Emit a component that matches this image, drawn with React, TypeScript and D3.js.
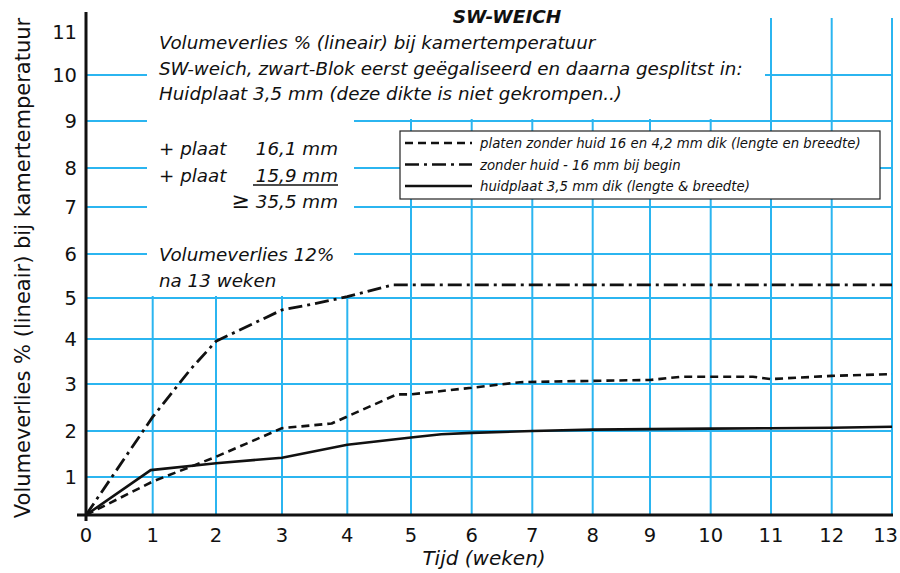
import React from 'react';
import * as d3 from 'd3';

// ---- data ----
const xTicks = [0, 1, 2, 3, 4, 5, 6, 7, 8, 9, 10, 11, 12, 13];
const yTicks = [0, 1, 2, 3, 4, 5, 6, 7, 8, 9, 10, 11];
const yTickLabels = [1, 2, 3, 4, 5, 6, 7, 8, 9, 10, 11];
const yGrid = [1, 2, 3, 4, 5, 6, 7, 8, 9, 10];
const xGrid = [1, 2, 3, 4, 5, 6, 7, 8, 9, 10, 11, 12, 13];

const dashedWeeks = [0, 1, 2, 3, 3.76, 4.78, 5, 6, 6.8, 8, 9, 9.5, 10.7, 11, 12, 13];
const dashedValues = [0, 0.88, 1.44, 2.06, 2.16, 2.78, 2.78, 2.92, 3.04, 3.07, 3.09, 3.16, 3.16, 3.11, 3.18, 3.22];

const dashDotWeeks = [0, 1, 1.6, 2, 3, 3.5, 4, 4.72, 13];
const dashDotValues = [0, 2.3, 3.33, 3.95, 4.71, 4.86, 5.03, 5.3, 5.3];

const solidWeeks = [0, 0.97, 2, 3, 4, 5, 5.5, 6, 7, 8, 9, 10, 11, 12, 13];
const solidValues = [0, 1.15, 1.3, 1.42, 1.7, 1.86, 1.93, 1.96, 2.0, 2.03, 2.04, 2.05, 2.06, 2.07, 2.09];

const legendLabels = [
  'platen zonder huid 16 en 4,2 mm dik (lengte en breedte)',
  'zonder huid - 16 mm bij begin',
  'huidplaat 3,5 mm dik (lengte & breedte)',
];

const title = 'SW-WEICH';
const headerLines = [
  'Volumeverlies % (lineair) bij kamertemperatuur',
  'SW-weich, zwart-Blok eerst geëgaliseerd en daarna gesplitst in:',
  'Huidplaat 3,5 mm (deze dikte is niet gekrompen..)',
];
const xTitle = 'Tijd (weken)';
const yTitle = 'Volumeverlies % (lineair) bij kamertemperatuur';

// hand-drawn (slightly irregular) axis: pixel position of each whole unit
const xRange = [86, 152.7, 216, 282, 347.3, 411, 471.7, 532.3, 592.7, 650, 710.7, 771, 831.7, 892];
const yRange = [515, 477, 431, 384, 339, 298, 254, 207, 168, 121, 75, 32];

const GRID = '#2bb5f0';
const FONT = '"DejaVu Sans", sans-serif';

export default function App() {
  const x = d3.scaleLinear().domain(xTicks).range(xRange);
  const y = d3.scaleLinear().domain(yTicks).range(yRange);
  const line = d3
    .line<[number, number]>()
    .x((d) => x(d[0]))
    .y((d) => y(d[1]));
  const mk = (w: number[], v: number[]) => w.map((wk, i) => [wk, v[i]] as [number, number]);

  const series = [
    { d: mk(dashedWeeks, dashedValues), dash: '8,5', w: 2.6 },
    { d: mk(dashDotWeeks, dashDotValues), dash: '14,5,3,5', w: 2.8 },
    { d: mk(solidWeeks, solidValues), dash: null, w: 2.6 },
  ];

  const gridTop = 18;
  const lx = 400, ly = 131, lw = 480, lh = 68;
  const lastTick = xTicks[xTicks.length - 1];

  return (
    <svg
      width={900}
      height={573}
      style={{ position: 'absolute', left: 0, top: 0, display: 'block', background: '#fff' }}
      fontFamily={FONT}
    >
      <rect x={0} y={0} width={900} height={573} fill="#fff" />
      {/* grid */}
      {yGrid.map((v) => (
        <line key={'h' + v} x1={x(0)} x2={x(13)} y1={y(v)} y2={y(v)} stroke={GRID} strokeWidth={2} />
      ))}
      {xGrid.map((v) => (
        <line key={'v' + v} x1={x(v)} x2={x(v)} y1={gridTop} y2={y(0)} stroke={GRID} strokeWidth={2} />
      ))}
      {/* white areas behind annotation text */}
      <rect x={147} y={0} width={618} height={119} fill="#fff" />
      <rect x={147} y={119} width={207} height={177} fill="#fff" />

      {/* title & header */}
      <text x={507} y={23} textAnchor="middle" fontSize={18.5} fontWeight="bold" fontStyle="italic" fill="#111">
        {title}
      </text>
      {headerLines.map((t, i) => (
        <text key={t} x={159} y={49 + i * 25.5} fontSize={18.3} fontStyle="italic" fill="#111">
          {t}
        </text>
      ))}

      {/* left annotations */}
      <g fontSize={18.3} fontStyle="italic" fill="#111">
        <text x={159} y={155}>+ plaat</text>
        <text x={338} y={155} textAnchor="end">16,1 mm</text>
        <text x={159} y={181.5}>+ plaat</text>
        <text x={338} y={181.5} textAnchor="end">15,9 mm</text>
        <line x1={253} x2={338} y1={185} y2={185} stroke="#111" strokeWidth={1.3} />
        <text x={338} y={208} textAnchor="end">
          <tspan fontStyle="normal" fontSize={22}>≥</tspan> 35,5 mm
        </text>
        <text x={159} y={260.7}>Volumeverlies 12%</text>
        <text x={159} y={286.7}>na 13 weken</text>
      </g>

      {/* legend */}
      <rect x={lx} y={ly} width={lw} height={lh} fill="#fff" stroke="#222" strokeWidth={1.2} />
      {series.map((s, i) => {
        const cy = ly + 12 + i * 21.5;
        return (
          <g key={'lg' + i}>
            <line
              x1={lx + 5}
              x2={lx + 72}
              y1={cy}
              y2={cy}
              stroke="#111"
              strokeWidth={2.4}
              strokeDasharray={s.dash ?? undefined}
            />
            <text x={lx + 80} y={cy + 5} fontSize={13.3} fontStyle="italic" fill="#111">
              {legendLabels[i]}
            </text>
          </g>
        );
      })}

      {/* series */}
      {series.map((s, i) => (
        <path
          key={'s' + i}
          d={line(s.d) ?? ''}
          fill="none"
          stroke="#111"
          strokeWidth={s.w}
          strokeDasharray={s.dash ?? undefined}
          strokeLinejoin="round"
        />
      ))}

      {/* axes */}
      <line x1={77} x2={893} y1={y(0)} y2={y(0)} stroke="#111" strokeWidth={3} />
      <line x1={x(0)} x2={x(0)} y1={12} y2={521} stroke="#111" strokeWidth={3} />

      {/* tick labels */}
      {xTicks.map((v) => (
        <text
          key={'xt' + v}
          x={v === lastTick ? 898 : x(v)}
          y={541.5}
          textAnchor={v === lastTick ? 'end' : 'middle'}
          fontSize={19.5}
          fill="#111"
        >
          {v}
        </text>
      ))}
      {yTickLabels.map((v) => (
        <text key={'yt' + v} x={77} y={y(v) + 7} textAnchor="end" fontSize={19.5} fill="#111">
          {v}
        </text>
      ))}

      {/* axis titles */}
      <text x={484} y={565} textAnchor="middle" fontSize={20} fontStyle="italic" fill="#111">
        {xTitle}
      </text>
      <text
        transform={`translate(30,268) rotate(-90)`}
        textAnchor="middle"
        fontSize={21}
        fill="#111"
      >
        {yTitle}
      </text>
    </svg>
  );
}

================

> Exercise: Quote the material word for word, dropping any images it holds.

> Task answer:
Emit a component that matches this image, drawn with React, TypeScript and D3.js.
import React from 'react';
import * as d3 from 'd3';

// ---- data ----
const xTicks = [0, 1, 2, 3, 4, 5, 6, 7, 8, 9, 10, 11, 12, 13];
const yTicks = [0, 1, 2, 3, 4, 5, 6, 7, 8, 9, 10, 11];
const yTickLabels = [1, 2, 3, 4, 5, 6, 7, 8, 9, 10, 11];
const yGrid = [1, 2, 3, 4, 5, 6, 7, 8, 9, 10];
const xGrid = [1, 2, 3, 4, 5, 6, 7, 8, 9, 10, 11, 12, 13];

const dashedWeeks = [0, 1, 2, 3, 3.76, 4.78, 5, 6, 6.8, 8, 9, 9.5, 10.7, 11, 12, 13];
const dashedValues = [0, 0.88, 1.44, 2.06, 2.16, 2.78, 2.78, 2.92, 3.04, 3.07, 3.09, 3.16, 3.16, 3.11, 3.18, 3.22];

const dashDotWeeks = [0, 1, 1.6, 2, 3, 3.5, 4, 4.72, 13];
const dashDotValues = [0, 2.3, 3.33, 3.95, 4.71, 4.86, 5.03, 5.3, 5.3];

const solidWeeks = [0, 0.97, 2, 3, 4, 5, 5.5, 6, 7, 8, 9, 10, 11, 12, 13];
const solidValues = [0, 1.15, 1.3, 1.42, 1.7, 1.86, 1.93, 1.96, 2.0, 2.03, 2.04, 2.05, 2.06, 2.07, 2.09];

const legendLabels = [
  'platen zonder huid 16 en 4,2 mm dik (lengte en breedte)',
  'zonder huid - 16 mm bij begin',
  'huidplaat 3,5 mm dik (lengte & breedte)',
];

const title = 'SW-WEICH';
const headerLines = [
  'Volumeverlies % (lineair) bij kamertemperatuur',
  'SW-weich, zwart-Blok eerst geëgaliseerd en daarna gesplitst in:',
  'Huidplaat 3,5 mm (deze dikte is niet gekrompen..)',
];
const xTitle = 'Tijd (weken)';
const yTitle = 'Volumeverlies % (lineair) bij kamertemperatuur';

// hand-drawn (slightly irregular) axis: pixel position of each whole unit
const xRange = [86, 152.7, 216, 282, 347.3, 411, 471.7, 532.3, 592.7, 650, 710.7, 771, 831.7, 892];
const yRange = [515, 477, 431, 384, 339, 298, 254, 207, 168, 121, 75, 32];

const GRID = '#2bb5f0';
const FONT = '"DejaVu Sans", sans-serif';

export default function App() {
  const x = d3.scaleLinear().domain(xTicks).range(xRange);
  const y = d3.scaleLinear().domain(yTicks).range(yRange);
  const line = d3
    .line<[number, number]>()
    .x((d) => x(d[0]))
    .y((d) => y(d[1]));
  const mk = (w: number[], v: number[]) => w.map((wk, i) => [wk, v[i]] as [number, number]);

  const series = [
    { d: mk(dashedWeeks, dashedValues), dash: '8,5', w: 2.6 },
    { d: mk(dashDotWeeks, dashDotValues), dash: '14,5,3,5', w: 2.8 },
    { d: mk(solidWeeks, solidValues), dash: null, w: 2.6 },
  ];

  const gridTop = 18;
  const lx = 400, ly = 131, lw = 480, lh = 68;
  const lastTick = xTicks[xTicks.length - 1];

  return (
    <svg
      width={900}
      height={573}
      style={{ position: 'absolute', left: 0, top: 0, display: 'block', background: '#fff' }}
      fontFamily={FONT}
    >
      <rect x={0} y={0} width={900} height={573} fill="#fff" />
      {/* grid */}
      {yGrid.map((v) => (
        <line key={'h' + v} x1={x(0)} x2={x(13)} y1={y(v)} y2={y(v)} stroke={GRID} strokeWidth={2} />
      ))}
      {xGrid.map((v) => (
        <line key={'v' + v} x1={x(v)} x2={x(v)} y1={gridTop} y2={y(0)} stroke={GRID} strokeWidth={2} />
      ))}
      {/* white areas behind annotation text */}
      <rect x={147} y={0} width={618} height={119} fill="#fff" />
      <rect x={147} y={119} width={207} height={177} fill="#fff" />

      {/* title & header */}
      <text x={507} y={23} textAnchor="middle" fontSize={18.5} fontWeight="bold" fontStyle="italic" fill="#111">
        {title}
      </text>
      {headerLines.map((t, i) => (
        <text key={t} x={159} y={49 + i * 25.5} fontSize={18.3} fontStyle="italic" fill="#111">
          {t}
        </text>
      ))}

      {/* left annotations */}
      <g fontSize={18.3} fontStyle="italic" fill="#111">
        <text x={159} y={155}>+ plaat</text>
        <text x={338} y={155} textAnchor="end">16,1 mm</text>
        <text x={159} y={181.5}>+ plaat</text>
        <text x={338} y={181.5} textAnchor="end">15,9 mm</text>
        <line x1={253} x2={338} y1={185} y2={185} stroke="#111" strokeWidth={1.3} />
        <text x={338} y={208} textAnchor="end">
          <tspan fontStyle="normal" fontSize={22}>≥</tspan> 35,5 mm
        </text>
        <text x={159} y={260.7}>Volumeverlies 12%</text>
        <text x={159} y={286.7}>na 13 weken</text>
      </g>

      {/* legend */}
      <rect x={lx} y={ly} width={lw} height={lh} fill="#fff" stroke="#222" strokeWidth={1.2} />
      {series.map((s, i) => {
        const cy = ly + 12 + i * 21.5;
        return (
          <g key={'lg' + i}>
            <line
              x1={lx + 5}
              x2={lx + 72}
              y1={cy}
              y2={cy}
              stroke="#111"
              strokeWidth={2.4}
              strokeDasharray={s.dash ?? undefined}
            />
            <text x={lx + 80} y={cy + 5} fontSize={13.3} fontStyle="italic" fill="#111">
              {legendLabels[i]}
            </text>
          </g>
        );
      })}

      {/* series */}
      {series.map((s, i) => (
        <path
          key={'s' + i}
          d={line(s.d) ?? ''}
          fill="none"
          stroke="#111"
          strokeWidth={s.w}
          strokeDasharray={s.dash ?? undefined}
          strokeLinejoin="round"
        />
      ))}

      {/* axes */}
      <line x1={77} x2={893} y1={y(0)} y2={y(0)} stroke="#111" strokeWidth={3} />
      <line x1={x(0)} x2={x(0)} y1={12} y2={521} stroke="#111" strokeWidth={3} />

      {/* tick labels */}
      {xTicks.map((v) => (
        <text
          key={'xt' + v}
          x={v === lastTick ? 898 : x(v)}
          y={541.5}
          textAnchor={v === lastTick ? 'end' : 'middle'}
          fontSize={19.5}
          fill="#111"
        >
          {v}
        </text>
      ))}
      {yTickLabels.map((v) => (
        <text key={'yt' + v} x={77} y={y(v) + 7} textAnchor="end" fontSize={19.5} fill="#111">
          {v}
        </text>
      ))}

      {/* axis titles */}
      <text x={484} y={565} textAnchor="middle" fontSize={20} fontStyle="italic" fill="#111">
        {xTitle}
      </text>
      <text
        transform={`translate(30,268) rotate(-90)`}
        textAnchor="middle"
        fontSize={21}
        fill="#111"
      >
        {yTitle}
      </text>
    </svg>
  );
}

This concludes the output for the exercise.